With its innovative diagnostic methods, Siemens is a pioneer of medical technology. Many of its inventions are groundbreaking to this day. One of the roots of medical technology dates back to the 19th-century in Erlangen, Germany. In 1877, Erwin Moritz Reininger founded a workshop that later became a cornerstone of Siemens medical technology. In 1901, the first Nobel prize was awarded to Wilhelm Conrad Röntgen for the discovery of X-rays: a sensation at the time. As Röntgen received the Nobel prize, Wilhelmine was born. When the businessman’s daughter was 16 years old, she developed a terrible toothache and was waiting nervously in a dentist’s office. The doctor comforted her: “We have an X-ray machine and a modern dental drill. We’ll use the X-ray machine to examine you and determine exactly where the problem is. We can then drill in a manner that is as pain-free as possible.” A dental X-ray machine was placed on the market at the beginning of 1913, and the Triumph dental drill, which greatly reduced pain with 1,200 revolutions per minute, had already been available since the beginning of 1903. In the meantime, dental drills with 400,000 revolutions per minute have become the standard. This was not the last time that Wilhelmine and her family were confronted with a Siemens invention.
Hearing aid in a handbag
A few years later, Wilhemine’s father Ferdinand needed a hearing aid. Siemens had already brought a new innovation to the market as well; one that replaced the old-fashioned eartrumpet. In the 1920s, portable hearing aids were already available such as the Phonophor, which women carried in their handbags and men carried in their suit pockets. In the 1950s, pocket hearing aids were developed into hearing aids that could be worn behind the ear. The first in-ear hearing aid from Siemens, which was much less noticeable, was on the market in 1983. Today there are tiny, waterproof hearing aids that can hardly be noticed and that can be adjusted with software.
Mobile X-rays in the 1930s
Hearing aids are a medical area in which the company is surely a pioneer. As Wilhelmine traveled to the Winter Olympics in Garmisch-Partenkirchen, Germany, she saw something else in addition to the ski jump that became a revolutionary medical invention at the time: the X-ray sphere. With the small and mobile X-ray device that was introduced in 1933, athletes could be examined on location after an accident. In the meantime, digital X-ray machines such as the Mobilett Mira – a digital X-ray machine with a wireless detector introduced in 2011 – transfer image data via WLAN to an integrated imaging system. And, the X-ray tubes from 1934 have been further developed. In 2003, the Straton tubes patented by Siemens made sharp pictures of a beating heart possible for the first time. Thanks to the short cooling time of these tubes, computed tomography machines can take many pictures in a short period of time. In addition, modern X-ray and CT machines operate with lower radiation exposure.

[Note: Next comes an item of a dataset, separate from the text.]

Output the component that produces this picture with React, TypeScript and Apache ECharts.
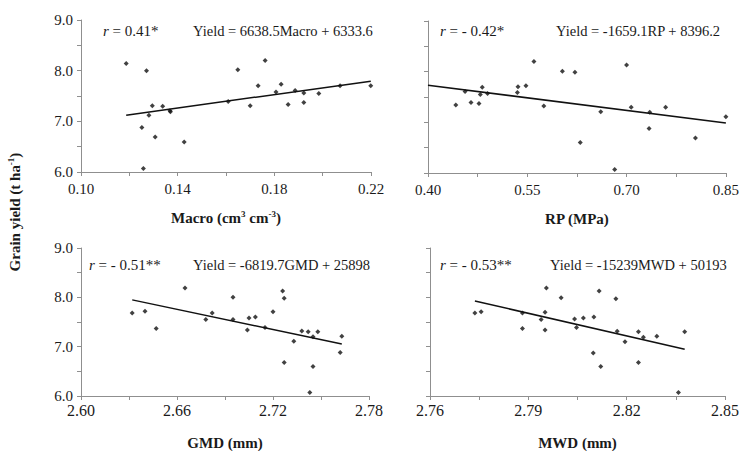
import React, { useEffect, useRef } from "react";
import * as echarts from "echarts";

const FONT = "'Liberation Serif', 'Times New Roman', serif";
const INK = "#1a1a1a";
const AXIS = "#8f8f8f";

// ---- data (grain yield in t/ha) ----
const macro = [0.1187, 0.1271, 0.1252, 0.1258, 0.1281, 0.1295, 0.1307, 0.1338, 0.1368, 0.137, 0.1427, 0.1609, 0.1649, 0.17, 0.1733, 0.1762, 0.1807, 0.1828, 0.1857, 0.1886, 0.1922, 0.1922, 0.1984, 0.2072, 0.2199];
const macroYield = [8.14, 8.0, 6.88, 6.07, 7.12, 7.31, 6.69, 7.3, 7.21, 7.19, 6.59, 7.39, 8.02, 7.31, 7.7, 8.2, 7.58, 7.73, 7.33, 7.61, 7.56, 7.37, 7.55, 7.7, 7.7];

const rp = [0.442, 0.456, 0.465, 0.477, 0.479, 0.482, 0.49, 0.535, 0.536, 0.548, 0.56, 0.575, 0.603, 0.622, 0.63, 0.661, 0.682, 0.7, 0.707, 0.734, 0.735, 0.759, 0.804, 0.85];
const rpYield = [7.34, 7.61, 7.39, 7.37, 7.55, 7.69, 7.57, 7.59, 7.7, 7.72, 8.2, 7.32, 8.01, 7.99, 6.6, 7.21, 6.07, 8.13, 7.3, 6.88, 7.2, 7.3, 6.69, 7.11];

const gmd = [2.632, 2.64, 2.647, 2.665, 2.678, 2.682, 2.695, 2.695, 2.704, 2.705, 2.709, 2.715, 2.72, 2.726, 2.727, 2.727, 2.733, 2.738, 2.742, 2.743, 2.745, 2.745, 2.748, 2.762, 2.763];
const gmdYield = [7.68, 7.72, 7.37, 8.19, 7.55, 7.68, 8.0, 7.55, 7.34, 7.58, 7.6, 7.39, 7.71, 8.13, 6.68, 7.98, 7.11, 7.32, 7.3, 6.07, 7.2, 6.6, 7.3, 6.88, 7.21];

const mwd = [2.7737, 2.7756, 2.7882, 2.7882, 2.7939, 2.7951, 2.7951, 2.7955, 2.8, 2.8041, 2.8047, 2.8068, 2.8098, 2.81, 2.8116, 2.8121, 2.8167, 2.8171, 2.8195, 2.8236, 2.8236, 2.8251, 2.8292, 2.8358, 2.8377];
const mwdYield = [7.68, 7.71, 7.68, 7.37, 7.55, 7.7, 7.34, 8.19, 7.99, 7.56, 7.39, 7.58, 6.87, 7.6, 8.13, 6.6, 7.97, 7.31, 7.1, 7.3, 6.68, 7.19, 7.21, 6.07, 7.3];

// regression coefficients (kg/ha)
const slopes = [6638.5, -1659.1, -6819.7, -15239];
const intercepts = [6333.6, 8396.2, 25898, 50193];
const rpTrendSpan = [0.4, 0.85];

// tick labels
const yTicks = ["6.0", "7.0", "8.0", "9.0"];
const macroTicks = ["0.10", "0.14", "0.18", "0.22"];
const rpTicks = ["0.40", "0.55", "0.70", "0.85"];
const gmdTicks = ["2.60", "2.66", "2.72", "2.78"];
const mwdTicks = ["2.76", "2.79", "2.82", "2.85"];

const rTexts = [" = 0.41*", " = - 0.42*", " = - 0.51**", " = - 0.53**"];
const eqTexts = [
  "Yield = 6638.5Macro + 6333.6",
  "Yield = -1659.1RP + 8396.2",
  "Yield = -6819.7GMD + 25898",
  "Yield = -15239MWD + 50193",
];

const grids = [
  { left: 81, top: 20, width: 290, height: 152 },
  { left: 428, top: 21, width: 299, height: 152 },
  { left: 81, top: 248, width: 288, height: 149 },
  { left: 430, top: 248, width: 297, height: 149 },
];

const xDefs = [
  { min: 0.1, max: 0.22, interval: 0.02, ticks: macroTicks, name: "{b|Macro (cm}{s|3}{b| cm}{s|-3}{b|)}", size: 15, gap: 37 },
  { min: 0.4, max: 0.85, interval: 0.075, ticks: rpTicks, name: "{b|RP (MPa)}", size: 15, gap: 37 },
  { min: 2.6, max: 2.78, interval: 0.03, ticks: gmdTicks, name: "{b|GMD (mm)}", size: 16, gap: 38 },
  { min: 2.76, max: 2.85, interval: 0.015, ticks: mwdTicks, name: "{b|MWD (mm)}", size: 16, gap: 38 },
];

const textPos = [
  { rx: 103, ex: 193, y: 31 },
  { rx: 440, ex: 556, y: 31 },
  { rx: 89, ex: 193, y: 265 },
  { rx: 440, ex: 550, y: 265 },
];

const nameRich = {
  b: { fontFamily: FONT, fontWeight: "bold", fontSize: 15, color: INK, lineHeight: 17 },
  s: { fontFamily: FONT, fontWeight: "bold", fontSize: 9, color: INK, verticalAlign: "top", lineHeight: 17 },
};

export default function App() {
  const ref = useRef<HTMLDivElement>(null);

  useEffect(() => {
    if (!ref.current) return;
    const chart = echarts.init(ref.current, undefined, { renderer: "svg" });

    const xs = [macro, rp, gmd, mwd];
    const ys = [macroYield, rpYield, gmdYield, mwdYield];

    const series: any[] = [];
    xs.forEach((xv, i) => {
      series.push({
        type: "scatter",
        xAxisIndex: i,
        yAxisIndex: i,
        symbol: "diamond",
        symbolSize: 5,
        itemStyle: { color: "#111" },
        data: xv.map((x, k) => [x, ys[i][k]]),
      });
      const span = i === 1 ? rpTrendSpan : [Math.min(...xv), Math.max(...xv)];
      series.push({
        type: "line",
        xAxisIndex: i,
        yAxisIndex: i,
        symbol: "none",
        lineStyle: { color: "#111", width: 1.5 },
        data: span.map((x) => [x, (slopes[i] * x + intercepts[i]) / 1000]),
      });
    });

    const xAxis = xDefs.map((d, i) => ({
      type: "value",
      gridIndex: i,
      min: d.min,
      max: d.max,
      interval: d.interval,
      splitLine: { show: false },
      axisLine: { show: true, onZero: false, lineStyle: { color: AXIS, width: 1 } },
      axisTick: { show: true, inside: false, length: 4, lineStyle: { color: AXIS } },
      axisLabel: {
        show: true,
        margin: i < 2 ? 9 : 6,
        fontFamily: FONT,
        fontSize: d.size,
        color: INK,
        showMinLabel: true,
        showMaxLabel: true,
        formatter: (v: number) => {
          const s = v.toFixed(2);
          return d.ticks.includes(s) ? s : "";
        },
      },
      name: d.name,
      nameLocation: "middle",
      nameGap: d.gap,
      nameTextStyle: { rich: nameRich },
    }));

    const yAxis = grids.map((_, i) => ({
      type: "value",
      gridIndex: i,
      min: 6,
      max: 9,
      interval: 0.5,
      splitLine: { show: false },
      axisLine: { show: true, onZero: false, lineStyle: { color: AXIS, width: 1 } },
      axisTick: { show: true, inside: false, length: 4, lineStyle: { color: AXIS } },
      axisLabel: {
        show: i % 2 === 0,
        margin: 8,
        fontFamily: FONT,
        fontSize: 15,
        color: INK,
        formatter: (v: number) => {
          const s = v.toFixed(1);
          return yTicks.includes(s) ? s : "";
        },
      },
    }));

    const graphic: any[] = [];
    textPos.forEach((p, i) => {
      graphic.push({
        type: "text",
        x: p.rx,
        y: p.y,
        style: {
          text: "{i|r}" + rTexts[i],
          fontFamily: FONT,
          fontSize: 15,
          fill: INK,
          verticalAlign: "middle",
          rich: { i: { fontFamily: FONT, fontSize: 15, fontStyle: "italic", fill: INK } },
        },
      });
      graphic.push({
        type: "text",
        x: p.ex,
        y: p.y,
        style: {
          text: eqTexts[i],
          fontFamily: FONT,
          fontSize: 14.5,
          fill: INK,
          verticalAlign: "middle",
        },
      });
    });
    graphic.push({
      type: "text",
      x: 15,
      y: 212,
      rotation: Math.PI / 2,
      style: {
        text: "{b|Grain yield (t ha}{s|-1}{b|)}",
        align: "center",
        verticalAlign: "middle",
        fontFamily: FONT,
        fontSize: 15,
        fontWeight: "bold",
        fill: INK,
        rich: {
          b: { fontFamily: FONT, fontWeight: "bold", fontSize: 15, fill: INK, lineHeight: 17 },
          s: { fontFamily: FONT, fontWeight: "bold", fontSize: 9, fill: INK, verticalAlign: "top", lineHeight: 17 },
        },
      },
    });

    chart.setOption({
      animation: false,
      backgroundColor: "#ffffff",
      grid: grids,
      xAxis,
      yAxis,
      series,
      graphic,
    });

    return () => chart.dispose();
  }, []);

  return (
    <div
      ref={ref}
      style={{ position: "absolute", left: 0, top: 0, width: 742, height: 451, background: "#fff" }}
    />
  );
}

Innovations for people and their health
All of this was possible because Siemens’ medical technology was continuously developed further. In the 1960s, the pacemaker by Siemens-Elema in Sweden was an innovation that attracted a great deal of attention. At the time, Siemens assisted with the world’s first pacemaker implantation to a person, paving the way for modern cardiology in medicine.
The innovations that Siemens created for ultrasound units, computed tomography (CT) and magnetic resonance tomography (MRT) machines, and many other areas are also indispensable. The descendants of Wilhelmine still profit today from innovations from Siemens. For example, her great-granddaughter Christine, who is now expecting her first child at the age of 41. Thanks to Siemens innovations in ultrasound technology, she can already ensure during pregnancy that her daughter is healthy.